» **Provided data**:
[start]

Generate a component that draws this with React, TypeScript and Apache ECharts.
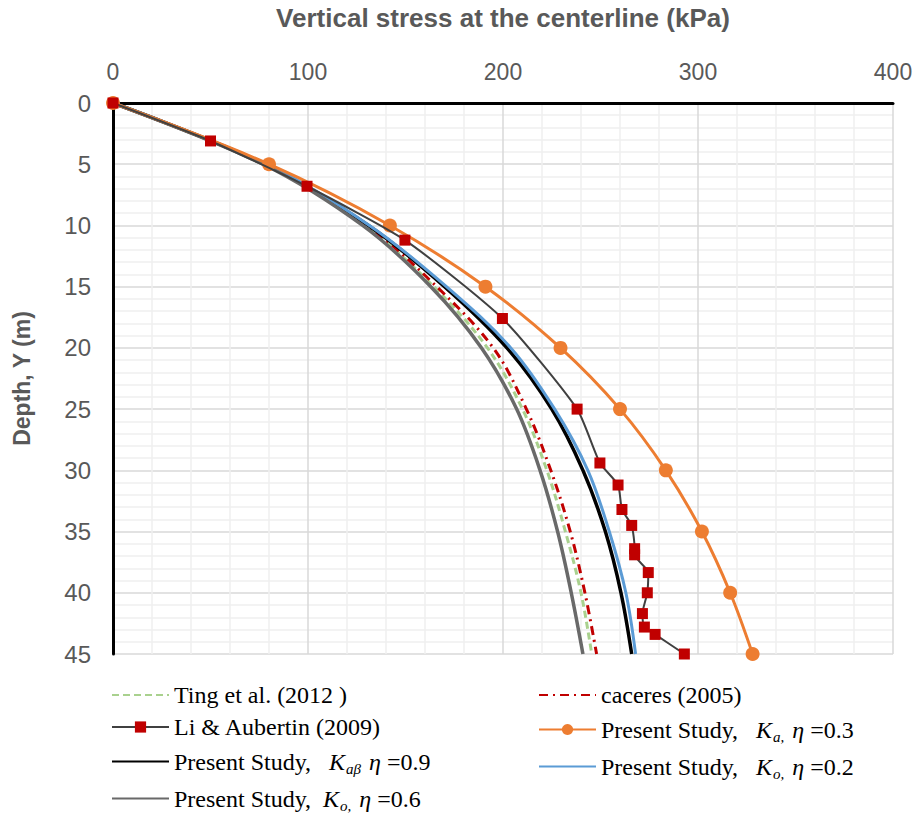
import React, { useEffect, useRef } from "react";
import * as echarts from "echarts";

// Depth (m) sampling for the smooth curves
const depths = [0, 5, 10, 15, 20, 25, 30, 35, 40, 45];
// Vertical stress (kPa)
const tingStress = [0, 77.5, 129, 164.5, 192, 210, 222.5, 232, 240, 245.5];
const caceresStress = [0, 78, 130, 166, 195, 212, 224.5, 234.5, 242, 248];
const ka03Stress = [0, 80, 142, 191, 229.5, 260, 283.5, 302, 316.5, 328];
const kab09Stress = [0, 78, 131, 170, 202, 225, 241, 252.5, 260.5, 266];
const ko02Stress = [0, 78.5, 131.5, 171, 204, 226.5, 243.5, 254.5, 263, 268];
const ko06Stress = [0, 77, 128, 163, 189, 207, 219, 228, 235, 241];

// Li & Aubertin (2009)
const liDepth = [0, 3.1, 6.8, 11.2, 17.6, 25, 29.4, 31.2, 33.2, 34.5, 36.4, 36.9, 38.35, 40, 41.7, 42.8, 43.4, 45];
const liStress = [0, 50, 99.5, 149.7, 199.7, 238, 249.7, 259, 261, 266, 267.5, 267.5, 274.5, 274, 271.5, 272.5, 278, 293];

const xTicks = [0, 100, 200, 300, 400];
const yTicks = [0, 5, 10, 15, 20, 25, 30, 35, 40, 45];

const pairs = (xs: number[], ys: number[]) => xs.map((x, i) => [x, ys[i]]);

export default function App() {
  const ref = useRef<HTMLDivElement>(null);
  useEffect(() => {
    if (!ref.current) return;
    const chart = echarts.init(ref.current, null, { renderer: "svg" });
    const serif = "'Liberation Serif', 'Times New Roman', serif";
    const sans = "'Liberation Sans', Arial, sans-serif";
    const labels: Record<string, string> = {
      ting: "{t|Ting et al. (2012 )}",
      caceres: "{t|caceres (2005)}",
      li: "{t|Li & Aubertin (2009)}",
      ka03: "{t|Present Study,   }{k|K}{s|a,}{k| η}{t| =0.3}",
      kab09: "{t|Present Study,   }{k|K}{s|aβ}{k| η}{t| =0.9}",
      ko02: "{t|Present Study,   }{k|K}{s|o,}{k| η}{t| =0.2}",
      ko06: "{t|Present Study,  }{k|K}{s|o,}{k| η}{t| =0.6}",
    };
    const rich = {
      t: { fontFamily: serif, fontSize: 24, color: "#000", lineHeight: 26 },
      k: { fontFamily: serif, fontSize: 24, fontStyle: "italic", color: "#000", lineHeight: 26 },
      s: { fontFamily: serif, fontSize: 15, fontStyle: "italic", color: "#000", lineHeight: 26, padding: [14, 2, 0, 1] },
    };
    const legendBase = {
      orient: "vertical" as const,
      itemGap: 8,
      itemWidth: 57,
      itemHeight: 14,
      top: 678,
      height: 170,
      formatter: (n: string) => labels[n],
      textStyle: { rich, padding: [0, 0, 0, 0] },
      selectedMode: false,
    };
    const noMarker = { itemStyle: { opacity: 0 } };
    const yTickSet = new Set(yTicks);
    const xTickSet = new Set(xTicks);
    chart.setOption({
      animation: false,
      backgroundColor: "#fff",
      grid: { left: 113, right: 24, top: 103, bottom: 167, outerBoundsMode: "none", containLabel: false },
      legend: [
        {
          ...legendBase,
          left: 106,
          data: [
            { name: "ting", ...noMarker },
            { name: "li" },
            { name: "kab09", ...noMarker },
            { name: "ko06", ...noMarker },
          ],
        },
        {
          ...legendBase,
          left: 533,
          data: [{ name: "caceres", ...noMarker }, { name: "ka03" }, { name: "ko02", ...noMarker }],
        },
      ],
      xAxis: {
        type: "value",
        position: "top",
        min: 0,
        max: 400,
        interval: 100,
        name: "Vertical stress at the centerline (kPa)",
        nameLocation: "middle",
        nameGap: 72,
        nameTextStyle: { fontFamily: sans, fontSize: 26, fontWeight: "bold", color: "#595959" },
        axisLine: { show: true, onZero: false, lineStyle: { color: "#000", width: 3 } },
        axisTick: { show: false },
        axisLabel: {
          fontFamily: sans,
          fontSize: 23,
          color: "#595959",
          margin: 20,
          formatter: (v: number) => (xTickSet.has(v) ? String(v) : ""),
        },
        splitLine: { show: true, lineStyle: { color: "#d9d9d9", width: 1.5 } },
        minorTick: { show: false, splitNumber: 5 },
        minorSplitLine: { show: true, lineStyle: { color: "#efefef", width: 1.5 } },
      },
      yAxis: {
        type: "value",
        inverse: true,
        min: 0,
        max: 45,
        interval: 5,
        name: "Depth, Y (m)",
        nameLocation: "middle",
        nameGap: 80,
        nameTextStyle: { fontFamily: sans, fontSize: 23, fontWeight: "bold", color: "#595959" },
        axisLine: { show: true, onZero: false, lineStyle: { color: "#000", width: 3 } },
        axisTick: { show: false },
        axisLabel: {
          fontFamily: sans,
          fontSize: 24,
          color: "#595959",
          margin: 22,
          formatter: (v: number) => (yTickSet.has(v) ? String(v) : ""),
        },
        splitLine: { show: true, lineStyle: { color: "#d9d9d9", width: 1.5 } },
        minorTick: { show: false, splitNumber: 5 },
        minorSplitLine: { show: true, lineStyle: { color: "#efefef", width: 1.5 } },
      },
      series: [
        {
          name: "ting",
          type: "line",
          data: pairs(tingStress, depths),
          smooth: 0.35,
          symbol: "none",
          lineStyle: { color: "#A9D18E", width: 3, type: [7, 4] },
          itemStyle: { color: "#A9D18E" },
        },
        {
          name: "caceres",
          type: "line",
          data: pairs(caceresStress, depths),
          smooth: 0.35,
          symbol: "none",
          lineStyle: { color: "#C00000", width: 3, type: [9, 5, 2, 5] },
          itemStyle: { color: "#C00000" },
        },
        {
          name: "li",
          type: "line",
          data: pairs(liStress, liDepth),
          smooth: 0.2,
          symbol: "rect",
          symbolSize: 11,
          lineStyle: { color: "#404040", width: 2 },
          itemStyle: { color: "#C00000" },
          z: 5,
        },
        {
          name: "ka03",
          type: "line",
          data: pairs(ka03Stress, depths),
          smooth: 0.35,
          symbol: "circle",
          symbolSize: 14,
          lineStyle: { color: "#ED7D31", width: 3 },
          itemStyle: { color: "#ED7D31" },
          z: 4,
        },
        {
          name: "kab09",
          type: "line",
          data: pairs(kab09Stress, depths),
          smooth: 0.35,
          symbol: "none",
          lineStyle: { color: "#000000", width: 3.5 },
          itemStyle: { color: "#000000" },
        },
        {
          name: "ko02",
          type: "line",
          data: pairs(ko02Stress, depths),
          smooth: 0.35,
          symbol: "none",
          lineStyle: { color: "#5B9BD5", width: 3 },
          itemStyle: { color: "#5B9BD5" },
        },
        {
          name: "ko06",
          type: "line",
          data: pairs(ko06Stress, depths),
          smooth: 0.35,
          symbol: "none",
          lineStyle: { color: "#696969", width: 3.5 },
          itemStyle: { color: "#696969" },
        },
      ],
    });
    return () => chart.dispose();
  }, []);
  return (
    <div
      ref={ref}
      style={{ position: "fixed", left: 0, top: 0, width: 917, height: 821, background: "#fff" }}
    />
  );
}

[end]

» **The request**: Omit the pictures, then output the rest of the listing exactly.

» **Final answer**:
Generate a component that draws this with React, TypeScript and Apache ECharts.
import React, { useEffect, useRef } from "react";
import * as echarts from "echarts";

// Depth (m) sampling for the smooth curves
const depths = [0, 5, 10, 15, 20, 25, 30, 35, 40, 45];
// Vertical stress (kPa)
const tingStress = [0, 77.5, 129, 164.5, 192, 210, 222.5, 232, 240, 245.5];
const caceresStress = [0, 78, 130, 166, 195, 212, 224.5, 234.5, 242, 248];
const ka03Stress = [0, 80, 142, 191, 229.5, 260, 283.5, 302, 316.5, 328];
const kab09Stress = [0, 78, 131, 170, 202, 225, 241, 252.5, 260.5, 266];
const ko02Stress = [0, 78.5, 131.5, 171, 204, 226.5, 243.5, 254.5, 263, 268];
const ko06Stress = [0, 77, 128, 163, 189, 207, 219, 228, 235, 241];

// Li & Aubertin (2009)
const liDepth = [0, 3.1, 6.8, 11.2, 17.6, 25, 29.4, 31.2, 33.2, 34.5, 36.4, 36.9, 38.35, 40, 41.7, 42.8, 43.4, 45];
const liStress = [0, 50, 99.5, 149.7, 199.7, 238, 249.7, 259, 261, 266, 267.5, 267.5, 274.5, 274, 271.5, 272.5, 278, 293];

const xTicks = [0, 100, 200, 300, 400];
const yTicks = [0, 5, 10, 15, 20, 25, 30, 35, 40, 45];

const pairs = (xs: number[], ys: number[]) => xs.map((x, i) => [x, ys[i]]);

export default function App() {
  const ref = useRef<HTMLDivElement>(null);
  useEffect(() => {
    if (!ref.current) return;
    const chart = echarts.init(ref.current, null, { renderer: "svg" });
    const serif = "'Liberation Serif', 'Times New Roman', serif";
    const sans = "'Liberation Sans', Arial, sans-serif";
    const labels: Record<string, string> = {
      ting: "{t|Ting et al. (2012 )}",
      caceres: "{t|caceres (2005)}",
      li: "{t|Li & Aubertin (2009)}",
      ka03: "{t|Present Study,   }{k|K}{s|a,}{k| η}{t| =0.3}",
      kab09: "{t|Present Study,   }{k|K}{s|aβ}{k| η}{t| =0.9}",
      ko02: "{t|Present Study,   }{k|K}{s|o,}{k| η}{t| =0.2}",
      ko06: "{t|Present Study,  }{k|K}{s|o,}{k| η}{t| =0.6}",
    };
    const rich = {
      t: { fontFamily: serif, fontSize: 24, color: "#000", lineHeight: 26 },
      k: { fontFamily: serif, fontSize: 24, fontStyle: "italic", color: "#000", lineHeight: 26 },
      s: { fontFamily: serif, fontSize: 15, fontStyle: "italic", color: "#000", lineHeight: 26, padding: [14, 2, 0, 1] },
    };
    const legendBase = {
      orient: "vertical" as const,
      itemGap: 8,
      itemWidth: 57,
      itemHeight: 14,
      top: 678,
      height: 170,
      formatter: (n: string) => labels[n],
      textStyle: { rich, padding: [0, 0, 0, 0] },
      selectedMode: false,
    };
    const noMarker = { itemStyle: { opacity: 0 } };
    const yTickSet = new Set(yTicks);
    const xTickSet = new Set(xTicks);
    chart.setOption({
      animation: false,
      backgroundColor: "#fff",
      grid: { left: 113, right: 24, top: 103, bottom: 167, outerBoundsMode: "none", containLabel: false },
      legend: [
        {
          ...legendBase,
          left: 106,
          data: [
            { name: "ting", ...noMarker },
            { name: "li" },
            { name: "kab09", ...noMarker },
            { name: "ko06", ...noMarker },
          ],
        },
        {
          ...legendBase,
          left: 533,
          data: [{ name: "caceres", ...noMarker }, { name: "ka03" }, { name: "ko02", ...noMarker }],
        },
      ],
      xAxis: {
        type: "value",
        position: "top",
        min: 0,
        max: 400,
        interval: 100,
        name: "Vertical stress at the centerline (kPa)",
        nameLocation: "middle",
        nameGap: 72,
        nameTextStyle: { fontFamily: sans, fontSize: 26, fontWeight: "bold", color: "#595959" },
        axisLine: { show: true, onZero: false, lineStyle: { color: "#000", width: 3 } },
        axisTick: { show: false },
        axisLabel: {
          fontFamily: sans,
          fontSize: 23,
          color: "#595959",
          margin: 20,
          formatter: (v: number) => (xTickSet.has(v) ? String(v) : ""),
        },
        splitLine: { show: true, lineStyle: { color: "#d9d9d9", width: 1.5 } },
        minorTick: { show: false, splitNumber: 5 },
        minorSplitLine: { show: true, lineStyle: { color: "#efefef", width: 1.5 } },
      },
      yAxis: {
        type: "value",
        inverse: true,
        min: 0,
        max: 45,
        interval: 5,
        name: "Depth, Y (m)",
        nameLocation: "middle",
        nameGap: 80,
        nameTextStyle: { fontFamily: sans, fontSize: 23, fontWeight: "bold", color: "#595959" },
        axisLine: { show: true, onZero: false, lineStyle: { color: "#000", width: 3 } },
        axisTick: { show: false },
        axisLabel: {
          fontFamily: sans,
          fontSize: 24,
          color: "#595959",
          margin: 22,
          formatter: (v: number) => (yTickSet.has(v) ? String(v) : ""),
        },
        splitLine: { show: true, lineStyle: { color: "#d9d9d9", width: 1.5 } },
        minorTick: { show: false, splitNumber: 5 },
        minorSplitLine: { show: true, lineStyle: { color: "#efefef", width: 1.5 } },
      },
      series: [
        {
          name: "ting",
          type: "line",
          data: pairs(tingStress, depths),
          smooth: 0.35,
          symbol: "none",
          lineStyle: { color: "#A9D18E", width: 3, type: [7, 4] },
          itemStyle: { color: "#A9D18E" },
        },
        {
          name: "caceres",
          type: "line",
          data: pairs(caceresStress, depths),
          smooth: 0.35,
          symbol: "none",
          lineStyle: { color: "#C00000", width: 3, type: [9, 5, 2, 5] },
          itemStyle: { color: "#C00000" },
        },
        {
          name: "li",
          type: "line",
          data: pairs(liStress, liDepth),
          smooth: 0.2,
          symbol: "rect",
          symbolSize: 11,
          lineStyle: { color: "#404040", width: 2 },
          itemStyle: { color: "#C00000" },
          z: 5,
        },
        {
          name: "ka03",
          type: "line",
          data: pairs(ka03Stress, depths),
          smooth: 0.35,
          symbol: "circle",
          symbolSize: 14,
          lineStyle: { color: "#ED7D31", width: 3 },
          itemStyle: { color: "#ED7D31" },
          z: 4,
        },
        {
          name: "kab09",
          type: "line",
          data: pairs(kab09Stress, depths),
          smooth: 0.35,
          symbol: "none",
          lineStyle: { color: "#000000", width: 3.5 },
          itemStyle: { color: "#000000" },
        },
        {
          name: "ko02",
          type: "line",
          data: pairs(ko02Stress, depths),
          smooth: 0.35,
          symbol: "none",
          lineStyle: { color: "#5B9BD5", width: 3 },
          itemStyle: { color: "#5B9BD5" },
        },
        {
          name: "ko06",
          type: "line",
          data: pairs(ko06Stress, depths),
          smooth: 0.35,
          symbol: "none",
          lineStyle: { color: "#696969", width: 3.5 },
          itemStyle: { color: "#696969" },
        },
      ],
    });
    return () => chart.dispose();
  }, []);
  return (
    <div
      ref={ref}
      style={{ position: "fixed", left: 0, top: 0, width: 917, height: 821, background: "#fff" }}
    />
  );
}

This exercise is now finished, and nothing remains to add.